* [Task to carry out]:
Find the string "that" in the records. Copy every line it appears in.

[Charts and diagrams as code]
----------------

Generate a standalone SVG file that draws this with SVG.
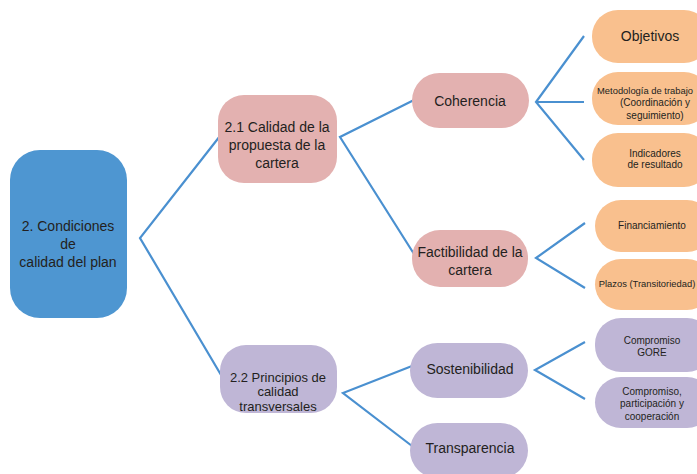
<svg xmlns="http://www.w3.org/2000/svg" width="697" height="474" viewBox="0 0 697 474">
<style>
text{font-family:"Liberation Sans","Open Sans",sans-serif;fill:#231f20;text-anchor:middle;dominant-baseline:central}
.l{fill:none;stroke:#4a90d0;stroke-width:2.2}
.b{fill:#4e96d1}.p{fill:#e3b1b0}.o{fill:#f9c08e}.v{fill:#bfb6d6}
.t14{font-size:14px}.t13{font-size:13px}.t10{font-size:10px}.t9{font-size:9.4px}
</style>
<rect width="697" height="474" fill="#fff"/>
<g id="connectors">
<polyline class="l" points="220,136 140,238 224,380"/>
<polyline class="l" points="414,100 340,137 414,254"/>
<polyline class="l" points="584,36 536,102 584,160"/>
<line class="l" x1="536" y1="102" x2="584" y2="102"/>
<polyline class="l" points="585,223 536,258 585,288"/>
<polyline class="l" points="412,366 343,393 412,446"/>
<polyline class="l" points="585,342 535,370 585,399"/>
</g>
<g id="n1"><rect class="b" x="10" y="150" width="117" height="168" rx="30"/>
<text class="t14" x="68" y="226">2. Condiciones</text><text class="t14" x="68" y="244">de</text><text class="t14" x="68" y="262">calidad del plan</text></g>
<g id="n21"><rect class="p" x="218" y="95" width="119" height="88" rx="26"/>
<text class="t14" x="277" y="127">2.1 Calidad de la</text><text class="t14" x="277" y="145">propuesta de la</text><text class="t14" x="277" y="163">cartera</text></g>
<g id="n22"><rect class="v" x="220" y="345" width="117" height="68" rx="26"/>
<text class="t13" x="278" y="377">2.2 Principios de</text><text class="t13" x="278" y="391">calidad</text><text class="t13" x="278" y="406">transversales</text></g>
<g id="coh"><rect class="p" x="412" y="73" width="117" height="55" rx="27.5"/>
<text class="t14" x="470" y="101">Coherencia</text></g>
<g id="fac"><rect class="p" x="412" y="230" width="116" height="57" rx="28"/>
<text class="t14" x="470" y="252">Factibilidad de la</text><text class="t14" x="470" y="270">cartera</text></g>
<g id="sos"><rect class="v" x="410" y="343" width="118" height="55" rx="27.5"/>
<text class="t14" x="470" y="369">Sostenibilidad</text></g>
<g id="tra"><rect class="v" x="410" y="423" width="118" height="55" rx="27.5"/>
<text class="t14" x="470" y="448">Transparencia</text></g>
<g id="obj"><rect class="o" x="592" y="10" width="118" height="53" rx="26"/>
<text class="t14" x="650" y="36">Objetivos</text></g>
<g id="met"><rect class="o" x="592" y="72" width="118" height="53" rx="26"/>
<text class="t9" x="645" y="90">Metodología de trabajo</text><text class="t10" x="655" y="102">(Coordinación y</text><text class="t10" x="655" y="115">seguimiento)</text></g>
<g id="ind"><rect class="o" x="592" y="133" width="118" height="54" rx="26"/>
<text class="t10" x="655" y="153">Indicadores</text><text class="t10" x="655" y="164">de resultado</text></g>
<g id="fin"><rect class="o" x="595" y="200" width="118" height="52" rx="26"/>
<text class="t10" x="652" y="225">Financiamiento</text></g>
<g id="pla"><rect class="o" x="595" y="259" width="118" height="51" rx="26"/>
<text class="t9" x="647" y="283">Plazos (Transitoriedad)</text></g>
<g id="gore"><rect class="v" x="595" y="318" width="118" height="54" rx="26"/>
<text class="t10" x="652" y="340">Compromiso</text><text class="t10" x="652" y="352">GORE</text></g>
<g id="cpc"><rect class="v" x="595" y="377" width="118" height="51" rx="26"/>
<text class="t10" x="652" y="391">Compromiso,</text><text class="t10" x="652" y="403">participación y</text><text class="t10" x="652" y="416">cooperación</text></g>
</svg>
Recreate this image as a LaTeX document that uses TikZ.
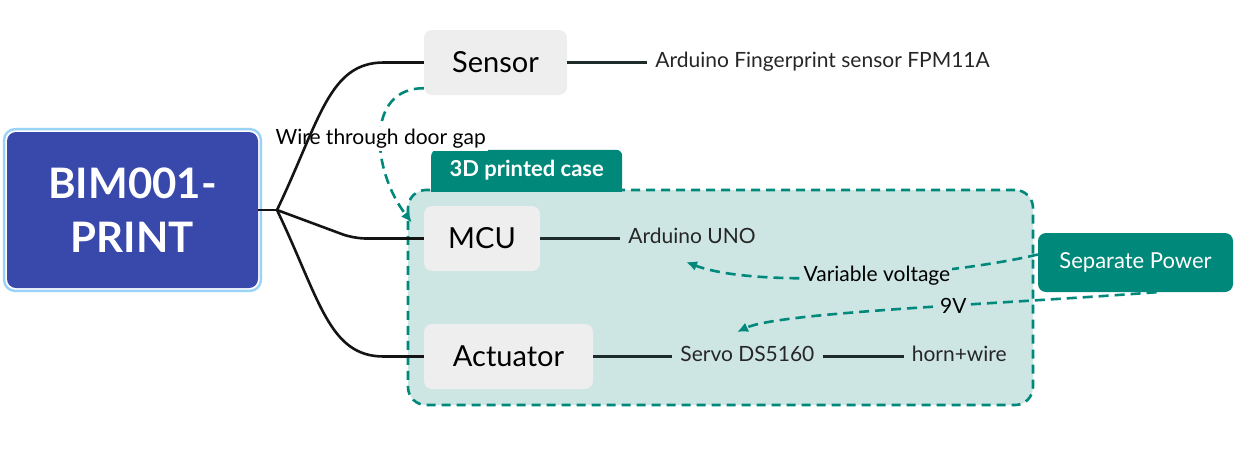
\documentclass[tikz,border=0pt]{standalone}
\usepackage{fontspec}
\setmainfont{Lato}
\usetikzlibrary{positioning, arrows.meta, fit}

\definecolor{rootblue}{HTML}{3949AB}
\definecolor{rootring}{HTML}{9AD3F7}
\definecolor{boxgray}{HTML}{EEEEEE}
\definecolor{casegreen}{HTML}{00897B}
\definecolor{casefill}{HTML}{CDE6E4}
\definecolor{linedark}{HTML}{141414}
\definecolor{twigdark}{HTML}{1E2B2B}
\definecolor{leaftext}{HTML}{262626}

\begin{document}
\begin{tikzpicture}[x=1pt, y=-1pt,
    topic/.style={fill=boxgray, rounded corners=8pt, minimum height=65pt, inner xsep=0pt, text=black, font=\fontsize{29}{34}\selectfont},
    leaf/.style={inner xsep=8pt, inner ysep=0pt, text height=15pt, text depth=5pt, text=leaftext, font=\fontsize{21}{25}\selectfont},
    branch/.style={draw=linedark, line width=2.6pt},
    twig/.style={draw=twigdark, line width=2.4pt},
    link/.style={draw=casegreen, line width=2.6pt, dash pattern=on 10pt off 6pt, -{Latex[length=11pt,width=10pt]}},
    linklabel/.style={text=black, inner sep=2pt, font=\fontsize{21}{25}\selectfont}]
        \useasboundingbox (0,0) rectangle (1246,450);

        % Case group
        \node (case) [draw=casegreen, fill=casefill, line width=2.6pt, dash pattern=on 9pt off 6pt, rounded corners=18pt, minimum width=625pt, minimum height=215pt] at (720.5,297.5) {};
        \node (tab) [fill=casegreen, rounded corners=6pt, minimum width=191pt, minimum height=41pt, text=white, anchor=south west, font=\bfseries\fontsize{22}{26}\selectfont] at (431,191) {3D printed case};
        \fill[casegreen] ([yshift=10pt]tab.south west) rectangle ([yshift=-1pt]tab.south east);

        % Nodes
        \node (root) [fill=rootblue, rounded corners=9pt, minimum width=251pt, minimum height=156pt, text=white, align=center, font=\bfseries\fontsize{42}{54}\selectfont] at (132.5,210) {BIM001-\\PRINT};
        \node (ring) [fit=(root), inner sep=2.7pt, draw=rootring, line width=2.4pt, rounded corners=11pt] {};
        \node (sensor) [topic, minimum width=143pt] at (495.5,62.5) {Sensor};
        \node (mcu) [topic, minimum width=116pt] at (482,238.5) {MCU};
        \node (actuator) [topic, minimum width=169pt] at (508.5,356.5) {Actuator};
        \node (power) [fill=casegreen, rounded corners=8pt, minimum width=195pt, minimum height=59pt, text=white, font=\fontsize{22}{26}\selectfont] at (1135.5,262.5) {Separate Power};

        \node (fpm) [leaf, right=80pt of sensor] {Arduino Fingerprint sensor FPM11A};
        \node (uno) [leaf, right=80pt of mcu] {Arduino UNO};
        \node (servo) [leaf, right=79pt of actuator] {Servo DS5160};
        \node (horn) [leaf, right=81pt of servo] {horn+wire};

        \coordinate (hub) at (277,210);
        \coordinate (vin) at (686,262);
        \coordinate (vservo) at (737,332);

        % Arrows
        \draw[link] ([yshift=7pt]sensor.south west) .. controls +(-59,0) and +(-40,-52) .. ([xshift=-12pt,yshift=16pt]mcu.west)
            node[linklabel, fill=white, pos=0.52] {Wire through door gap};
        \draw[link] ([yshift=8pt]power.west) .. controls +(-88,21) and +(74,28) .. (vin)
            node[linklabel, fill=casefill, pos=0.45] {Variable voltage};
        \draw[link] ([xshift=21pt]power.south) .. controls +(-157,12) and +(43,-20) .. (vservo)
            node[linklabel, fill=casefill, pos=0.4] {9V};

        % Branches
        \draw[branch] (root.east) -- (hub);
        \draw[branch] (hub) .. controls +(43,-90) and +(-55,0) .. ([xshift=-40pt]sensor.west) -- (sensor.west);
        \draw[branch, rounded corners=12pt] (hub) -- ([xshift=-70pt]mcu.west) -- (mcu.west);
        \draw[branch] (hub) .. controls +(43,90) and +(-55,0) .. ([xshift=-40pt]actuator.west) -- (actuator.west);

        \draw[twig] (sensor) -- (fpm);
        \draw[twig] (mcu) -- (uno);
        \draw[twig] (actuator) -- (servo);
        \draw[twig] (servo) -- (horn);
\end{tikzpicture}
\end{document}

----------------

* [The reply]:
Generate a standalone SVG file that draws this with SVG.
Recreate this image as a LaTeX document that uses TikZ.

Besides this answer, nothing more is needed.